長福寺の歴史が1つ明らかに!

長福寺のご本尊様が安置されている須弥壇(しゅみだん)の工事が始まりました。

ご本尊は、秘仏の毘沙門天になりますが両脇に地蔵菩薩と不動明王も安置されている寺院です。

今回、ご本尊が安置されている須弥壇「下の土台」が前方に斜めに傾いており、本尊様が地震等で落下してしまう危険性が出たため須弥壇の上部分を解体し、平らにする工事が行われました。

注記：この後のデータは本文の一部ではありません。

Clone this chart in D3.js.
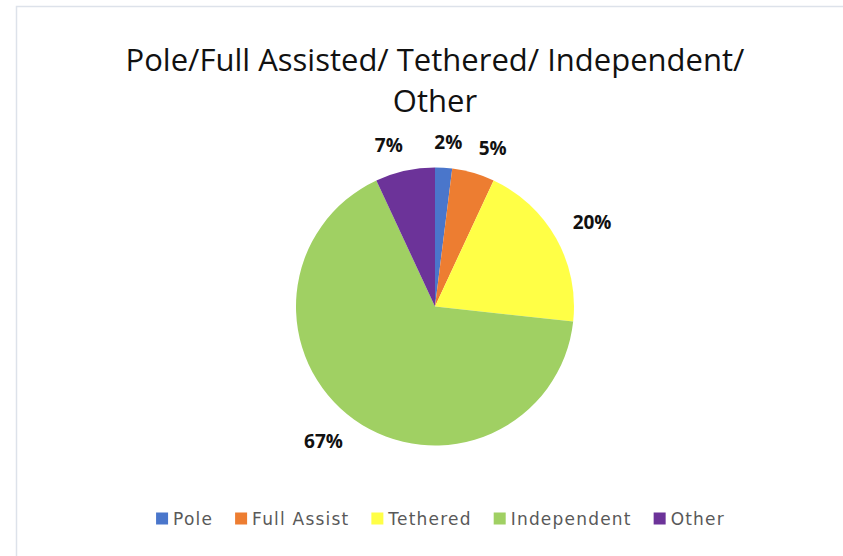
<!DOCTYPE html>
<html>
<head>
<meta charset="utf-8">
<script src="https://cdn.jsdelivr.net/npm/d3@7"></script>
<style>
  html, body { margin: 0; padding: 0; background: #ffffff; }
  svg { display: block; }
</style>
</head>
<body>
<svg id="chart" width="843" height="556"></svg>
<script>
// Share of each walking mode
const categories = ["Pole", "Full Assist", "Tethered", "Independent", "Other"];
const percentages = [2, 5, 20, 67, 7];
const sliceColors = ["#4a76cb", "#ed7d31", "#ffff46", "#a0d063", "#6c3399"];
const titleLines = ["Pole/Full Assisted/ Tethered/ Independent/", "Other"];

const W = 843, H = 556;
const cx = 435, cy = 306.5, radius = 139;

const svg = d3.select("#chart");

// light frame around the chart area
svg.append("rect")
  .attr("x", 16.5).attr("y", 6.5)
  .attr("width", W + 20).attr("height", H + 20)
  .attr("fill", "#ffffff")
  .attr("stroke", "#dde2ea")
  .attr("stroke-width", 1.5);

// title
const title = svg.append("text")
  .attr("text-anchor", "middle")
  .attr("font-family", "'Open Sans', sans-serif")
  .attr("font-size", 31)
  .attr("fill", "#111111");
titleLines.forEach((line, i) => {
  title.append("tspan").attr("x", cx).attr("y", 71 + i * 41).text(line);
});

// pie
const data = categories.map((c, i) => ({ category: c, value: percentages[i], color: sliceColors[i] }));
const pie = d3.pie().value(d => d.value).sort(null);
const arc = d3.arc().innerRadius(0).outerRadius(radius);
const arcs = pie(data);

const g = svg.append("g").attr("transform", `translate(${cx},${cy})`);
g.selectAll("path.slice")
  .data(arcs)
  .join("path")
  .attr("class", "slice")
  .attr("d", arc)
  .attr("fill", d => d.data.color);

// outside-end data labels: the corner of the label box facing the centre sits on a ring
const labelRing = 158;
const labels = g.selectAll("text.pct")
  .data(arcs)
  .join("text")
  .attr("class", "pct")
  .attr("font-family", "'Open Sans', sans-serif")
  .attr("font-weight", 700)
  .attr("font-size", 19)
  .attr("fill", "#111111")
  .attr("text-anchor", "middle")
  .text(d => d.data.value + "%");

labels.each(function(d) {
  const bb = this.getBBox();
  const w = bb.width, h = 13.6;
  const a = (d.startAngle + d.endAngle) / 2;
  const s = Math.sin(a), c = Math.cos(a);
  const px = labelRing * s, py = -labelRing * c;
  const ox = Math.sign(s) * Math.min(1, Math.abs(s) * 4) * w / 2;
  const oy = -Math.sign(c) * Math.min(1, Math.abs(c) * 4) * h / 2;
  d3.select(this)
    .attr("x", px + ox)
    .attr("y", py + oy + h / 2);
});

// legend
const legend = svg.append("g");
const items = legend.selectAll("g.item")
  .data(data)
  .join("g")
  .attr("class", "item");
items.append("rect")
  .attr("width", 12).attr("height", 12)
  .attr("y", -6)
  .attr("fill", d => d.color);
items.append("text")
  .attr("x", 17)
  .attr("y", 6)
  .attr("font-family", "'DejaVu Sans', sans-serif")
  .attr("font-size", 17)
  .attr("letter-spacing", 1.2)
  .attr("fill", "#595959")
  .text(d => d.category);

let cursor = 0;
const itemGap = 22;
items.each(function() {
  const tw = d3.select(this).select("text").node().getComputedTextLength();
  d3.select(this).attr("transform", `translate(${cursor},0)`);
  cursor += 17 + tw + itemGap;
});
const legendWidth = cursor - itemGap;
legend.attr("transform", `translate(${440.5 - legendWidth / 2},518.5)`);
</script>
</body>
</html>
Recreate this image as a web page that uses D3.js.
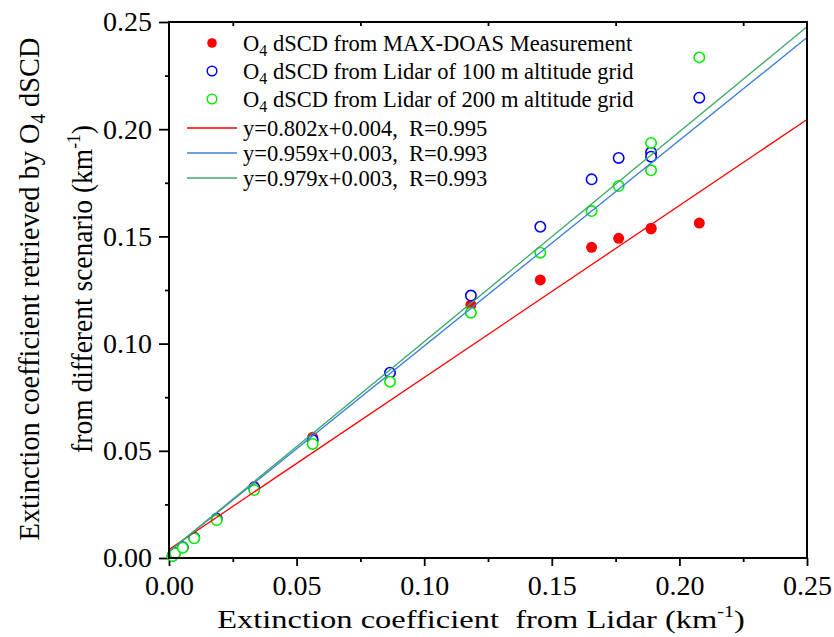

一旦、ご本尊様には場所を移動していただき工事がスタート

長福寺の須弥壇の解体工事は、現在の長福寺本堂が建立されてから初めてのこととなるはずです。今回修理をお願いした大工さんからも「いい木で、いい仕事をしている」とお褒めの言葉も頂戴いたしました。しかし、中はホコリとネズミが持ってきたであろう木くずやネズミの物らしき糞の後もありました。

以前、本尊様の修復のとき本尊様の体内からもネズミの痕跡…いや、巣みたいなものが発見されていますので、昔ネズミが自由に出入りに使っていたと考えられます。

当時の釘は一本いっぽん手づくりのものです。思っていたより柔らかな素材です。大工さん曰く「当時は鉄が貴重で砂鉄などを固めて作ったものではとのこと。そんな貴重な釘を使っていることなどから、この須弥壇を作った人の本気度が分かる」とのことでした。

そして、一番上の段を解体したときです!

でました~

墨で書かれた文字が‼

何か「出るか」とは期待をしていましたが、本当に出るとは驚きです。

安永5年 西暦1776年 江戸中期に、現住「眞英」代に作成された記述が発見されました。

なんと、今から242年前です。

長福寺の歴代住職の眠る墓地を確認したところ「眞英」住職は長福寺の第15代目のご住職ということが判明。しかも須弥壇を完成された同年の安永5年8月18日に遷化(せんげ)されていました。

須弥壇には「現住」と記されていることから、遷化される前に完成されたものと考えられます。

長福寺には寺伝というものは無く、今までどのような歴史に基づいて寺が形成されたのか知る資料がありませんでした。

長福寺の今までで分かっているものは

〇本堂の屋根改修の時に出てきた、今から180年前の修善記録の木札 写真などは無し

〇本堂の欄間の裏側に彫刻された正徳(しょうとく)2年 西暦1713年の文字 今から305年前

〇無縁仏墓地にある「南無阿弥陀仏」の石碑の年号 暦応(りゃくおう)2年 西暦1339年 679年前

〇長福寺の本尊 木造 毘沙門天立像 平安時代後期の製作 約1000年前

〇木造 不動明王 江戸時代の製作

〇木造 地蔵菩薩 江戸時代の製作

〇そして、今回新たに発見された今から242年前の須弥壇の安永5年

となると、長福寺の本堂は242年前には間違えなく、今の本堂が建っていたということになります。欄間の方が今から305年前ですので古いことになりますが、欄間は外して移動することができますので、旧本堂から現在の本堂に移動もできますので、明確な現在の本堂の建立時期には一致しないと考えていました。

そうすると、ご本尊をお祀りする須弥壇ですし、須弥壇内の作り方からも後付けしたものでは無いと考えられますことから、現在の長福寺本堂建立時期の有力な説とるのではないでしょうか。

242年前の墨字が出てきたことに感謝し、長福寺 第15世 眞英 住職に代々継承していくことをお約束したいと思います。